Tra i sei sacerdoti che hanno accompagnato i pellegrini piemontesi, il 37enne don Andrea Alessio, direttore dell’ufficio diocesano per l’università e docente di religione alla scuola salesiana di Alessandria. «Auspicavo di vivere un’esperienza di grazia per il bene della mia anima, a favore delle persone affidate alla mia cura pastorale sia nelle parrocchie sia a scuola», sottolinea il prete, che ha vissuto con i suoi alunni in viaggio d’istruzione il Giubileo come «momento di esperienza dell’amore di Dio che perdona e sostiene».
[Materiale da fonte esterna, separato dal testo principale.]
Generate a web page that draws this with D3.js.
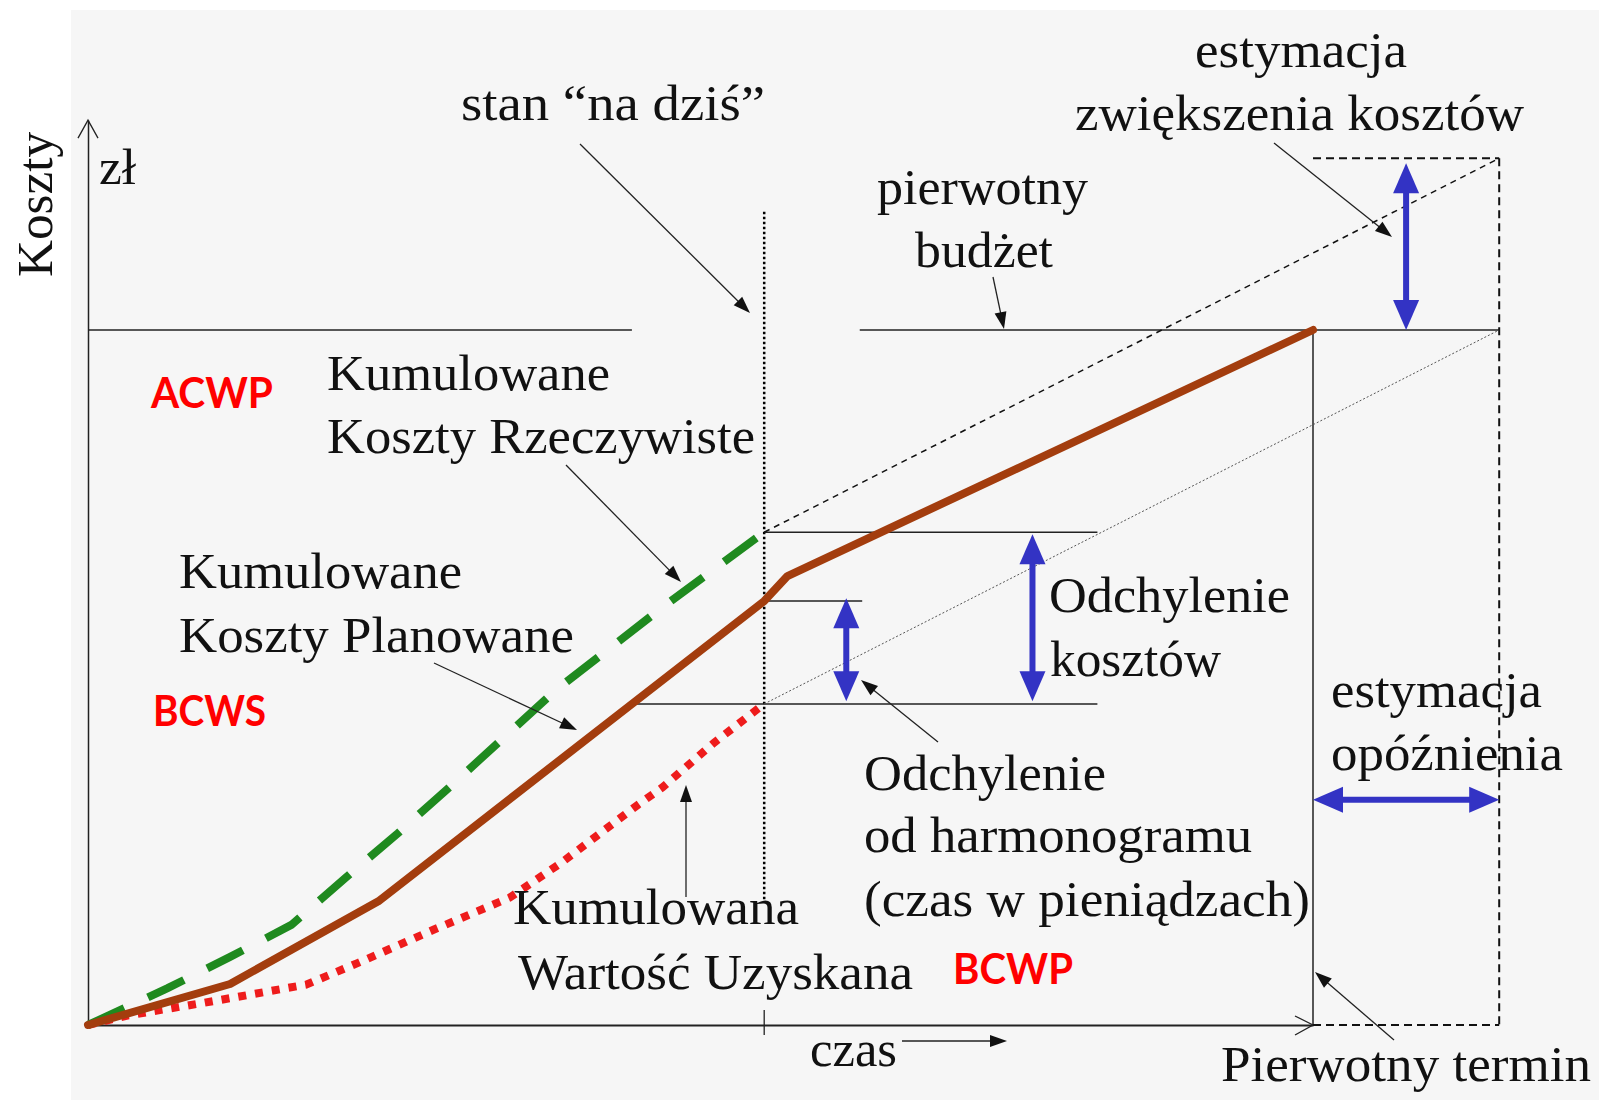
<!DOCTYPE html>
<html>
<head>
<meta charset="utf-8">
<script src="https://cdn.jsdelivr.net/npm/d3@7"></script>
<style>
  body { margin: 0; background: #fff; }
  svg { display: block; }
</style>
</head>
<body>
<svg></svg>
<script>
// time units: 0 = start, 100 = original deadline; cost units: 100 = original budget
let today = 55.2;
let deadline = 100;
let estDeadline = 115.2;
let budget = 100;
let estCost = 124.7;
let axisTop = 130.2;

// BCWS - planned cumulative cost (brown solid)
let bcwsT = [0, 11.6, 23.7, 55.2, 57.1, 100];
let bcwsC = [0, 5.9, 17.8, 61.0, 64.6, 100];

// ACWP - actual cumulative cost (green dashed)
let acwpT = [0, 6.5, 11.6, 16.6, 21.1, 25.3, 29.5, 38.2, 46.9, 55.2];
let acwpC = [0, 5.3, 9.8, 14.4, 21.3, 27.6, 34.2, 48.2, 60.1, 70.9];

// BCWP - earned value (red dotted)
let bcwpT = [0, 3.3, 9.5, 17.8, 22.0, 28.2, 34.4, 38.6, 44.9, 46.9, 51.1, 55.2];
let bcwpC = [0, 1.4, 3.2, 5.8, 8.9, 13.7, 18.3, 23.3, 31.7, 34.2, 40.6, 46.2];

let labels = ['stan \u201Cna dziś\u201D', 'estymacja', 'zwiększenia kosztów', 'pierwotny', 'budżet',
    'Kumulowane', 'Koszty Rzeczywiste', 'Kumulowane', 'Koszty Planowane',
    'Odchylenie', 'kosztów', 'estymacja', 'opóźnienia',
    'Odchylenie', 'od harmonogramu', '(czas w pieniądzach)',
    'Kumulowana', 'Wartość Uzyskana', 'czas', 'Pierwotny termin', 'zł'];
let codes = ['ACWP', 'BCWS', 'BCWP'];

let width = 1599;
let height = 1100;

let svg = d3.select('svg')
    .attr('width', width)
    .attr('height', height)

svg.append('rect')
    .attr('width', width).attr('height', height)
    .attr('fill', '#ffffff')
svg.append('rect')
    .attr('x', 71).attr('y', 10)
    .attr('width', width - 71).attr('height', height - 10)
    .attr('fill', '#f6f6f6')

let x = d3.scaleLinear().domain([0, 100]).range([88, 1313]);
let y = d3.scaleLinear().domain([0, 100]).range([1025, 330]);

let line = d3.line()
    .x(d => x(d[0]))
    .y(d => y(d[1]));

function seg(t1, c1, t2, c2, stroke, sw, dash) {
    let l = svg.append('line')
        .attr('x1', x(t1)).attr('y1', y(c1))
        .attr('x2', x(t2)).attr('y2', y(c2))
        .attr('stroke', stroke)
        .attr('stroke-width', sw)
    if (dash) l.attr('stroke-dasharray', dash);
    return l;
}

// axes
let yAx = y.copy().domain([0, axisTop]).range([y(0), y(axisTop)]);
svg.append('g')
    .attr('transform', 'translate(' + x(0) + ',0)')
    .call(d3.axisLeft(yAx).tickValues([]).tickSizeOuter(0))
    .select('.domain').attr('stroke', '#222').attr('stroke-width', 1.5);
svg.append('g')
    .attr('transform', 'translate(0,' + y(0) + ')')
    .call(d3.axisBottom(x).tickValues([]).tickSizeOuter(0))
    .select('.domain').attr('stroke', '#222').attr('stroke-width', 2);

// open arrow heads on the axes
svg.append('path')
    .attr('d', 'M' + (x(0) - 10) + ',' + (yAx(axisTop) + 18) + 'L' + x(0) + ',' + yAx(axisTop) + 'L' + (x(0) + 10) + ',' + (yAx(axisTop) + 18))
    .attr('fill', 'none').attr('stroke', '#222').attr('stroke-width', 1.3)
svg.append('path')
    .attr('d', 'M' + (x(deadline) - 18) + ',' + (y(0) - 9) + 'L' + x(deadline) + ',' + y(0) + 'L' + (x(deadline) - 18) + ',' + (y(0) + 10))
    .attr('fill', 'none').attr('stroke', '#222').attr('stroke-width', 1.3)

// tick at today
svg.append('line')
    .attr('x1', x(today)).attr('x2', x(today))
    .attr('y1', y(0) - 15).attr('y2', y(0) + 10)
    .attr('stroke', '#222').attr('stroke-width', 1.3)

// budget line (two pieces)
seg(0, budget, 44.4, budget, '#222', 1.5);
seg(63.0, budget, estDeadline, budget, '#222', 1.5);

// today line
seg(today, 117, today, 18, '#000', 2.5, '2.5 2.5');

// variance level lines
seg(today, 70.9, 82.4, 70.9, '#222', 1.5);
seg(today, 61.0, 63.2, 61.0, '#222', 1.5);
seg(44.4, 46.2, 82.4, 46.2, '#222', 1.5);

// original deadline vertical
seg(deadline, 0, deadline, budget, '#222', 1.5);

// estimate box (dashed)
seg(deadline, estCost, estDeadline, estCost, '#111', 2, '8 5');
seg(estDeadline, estCost, estDeadline, 0, '#111', 2, '8 5');
seg(deadline, 0, estDeadline, 0, '#111', 2, '8 5');

// extrapolations
seg(today, 70.9, estDeadline, estCost, '#111', 1.5, '6 5');
seg(today, 46.2, estDeadline, budget, '#555', 1, '2 2');

// curves
svg.append('path')
    .datum(d3.zip(bcwpT, bcwpC))
    .attr('d', line)
    .attr('fill', 'none')
    .attr('stroke', '#ee1c1c')
    .attr('stroke-width', 8)
    .attr('stroke-dasharray', '8 9')
svg.append('path')
    .datum(d3.zip(acwpT, acwpC))
    .attr('d', line)
    .attr('fill', 'none')
    .attr('stroke', '#1f8a1f')
    .attr('stroke-width', 8)
    .attr('stroke-dasharray', '40 26')
svg.append('path')
    .datum(d3.zip(bcwsT, bcwsC))
    .attr('d', line)
    .attr('fill', 'none')
    .attr('stroke', '#a33d0e')
    .attr('stroke-width', 8)
    .attr('stroke-linejoin', 'round')
    .attr('stroke-linecap', 'round')

// blue double arrows
function head(px, py, ang, len, hw, color) {
    let ca = Math.cos(ang), sa = Math.sin(ang);
    let bx = px - ca * len, by = py - sa * len;
    svg.append('path')
        .attr('d', 'M' + px + ',' + py +
            'L' + (bx - sa * hw) + ',' + (by + ca * hw) +
            'L' + (bx + sa * hw) + ',' + (by - ca * hw) + 'Z')
        .attr('fill', color)
}
function blueArrow(t1, c1, t2, c2) {
    let x1 = x(t1), y1 = y(c1), x2 = x(t2), y2 = y(c2);
    let ang = Math.atan2(y2 - y1, x2 - x1);
    let ca = Math.cos(ang), sa = Math.sin(ang);
    svg.append('line')
        .attr('x1', x1 + ca * 20).attr('y1', y1 + sa * 20)
        .attr('x2', x2 - ca * 20).attr('y2', y2 - sa * 20)
        .attr('stroke', '#3333c4').attr('stroke-width', 6)
    head(x2, y2, ang, 30, 13, '#3333c4');
    head(x1, y1, ang + Math.PI, 30, 13, '#3333c4');
}
blueArrow(107.6, budget, 107.6, estCost - 0.7);
blueArrow(77.1, 46.6, 77.1, 70.6);
blueArrow(61.9, 46.6, 61.9, 61.4);
blueArrow(deadline, 32.4, estDeadline, 32.4);

// thin black annotation arrows (pixel layout)
function thinArrow(x1, y1, x2, y2) {
    let ang = Math.atan2(y2 - y1, x2 - x1);
    svg.append('line')
        .attr('x1', x1).attr('y1', y1)
        .attr('x2', x2 - Math.cos(ang) * 10).attr('y2', y2 - Math.sin(ang) * 10)
        .attr('stroke', '#222').attr('stroke-width', 1.3)
    head(x2, y2, ang, 17, 6, '#111');
}
thinArrow(580, 144, 750, 313);
thinArrow(1274, 143, 1392, 237);
thinArrow(993, 277, 1004, 329);
thinArrow(566, 465, 681, 582);
thinArrow(434, 663, 577, 730);
thinArrow(686, 897, 686, 785);
thinArrow(938, 742, 861, 680);
thinArrow(1394, 1040, 1315, 972);
thinArrow(902, 1041, 1007, 1041);

// serif texts: [label index, left x, baseline y, width]
let textLayout = [
    [0, 461, 120, 304], [1, 1195, 67, 212], [2, 1075, 130, 449], [3, 877, 204, 211], [4, 915, 267, 138],
    [5, 327, 390, 283], [6, 327, 453, 428], [7, 179, 588, 283], [8, 179, 652, 395],
    [9, 1049, 612, 241], [10, 1050, 676, 171], [11, 1331, 707, 211], [12, 1331, 770, 232],
    [13, 864, 790, 242], [14, 864, 852, 388], [15, 864, 916, 446],
    [16, 513, 924, 286], [17, 518, 989, 395], [18, 810, 1066, 87], [19, 1221, 1081, 370], [20, 99, 184, 37]
];
svg.append('g').selectAll('text')
    .data(textLayout)
    .enter()
    .append('text')
    .attr('x', d => d[1])
    .attr('y', d => d[2])
    .attr('textLength', d => d[3])
    .attr('lengthAdjust', 'spacingAndGlyphs')
    .attr('font-family', '"Liberation Serif", "Times New Roman", serif')
    .attr('font-size', 50)
    .attr('fill', '#111')
    .text(d => labels[d[0]]);

svg.append('text')
    .attr('transform', 'translate(52,277) rotate(-90)')
    .attr('textLength', 145)
    .attr('lengthAdjust', 'spacingAndGlyphs')
    .attr('font-family', '"Liberation Serif", "Times New Roman", serif')
    .attr('font-size', 50)
    .attr('fill', '#111')
    .text('Koszty');

// red code labels
let codeLayout = [[151, 408, 122], [153, 726, 113], [953, 984, 120]];
svg.append('g').selectAll('text')
    .data(codeLayout)
    .enter()
    .append('text')
    .attr('x', d => d[0])
    .attr('y', d => d[1])
    .attr('textLength', d => d[2])
    .attr('lengthAdjust', 'spacingAndGlyphs')
    .attr('font-family', 'Lato, "Open Sans", sans-serif')
    .attr('font-weight', 'bold')
    .attr('font-size', 42)
    .attr('fill', '#ff0000')
    .text((d, i) => codes[i]);
</script>
</body>
</html>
Gli fa eco don Giovanni Bagnus, vicario giudiziale in diocesi, che spiega di aver partecipato al pellegrinaggio «non da un altare ma sulla strada, insieme ai miei fratelli e le mie sorelle». Nell’Anno Santo che celebra la speranza può capitare, secondo il sacerdote, «di dimenticare che la nostra speranza è in Cristo. La speranza deve guidare non solo quest’anno ma tutto il nostro cammino da cristiani». Emozionato per aver visitato, in Santa Maria Maggiore, la tomba di Pio v — «pontefice originario della nostra diocesi perché nato a Bosco Marengo» — e aver pregato nella basilica dove spesso andava durante gli studi giovanili — «frequentavo il vicino Pontificio Seminario Lombardo» — don Giovanni conclude con un invito: «procedere col cuore in mano e offrirlo al Signore».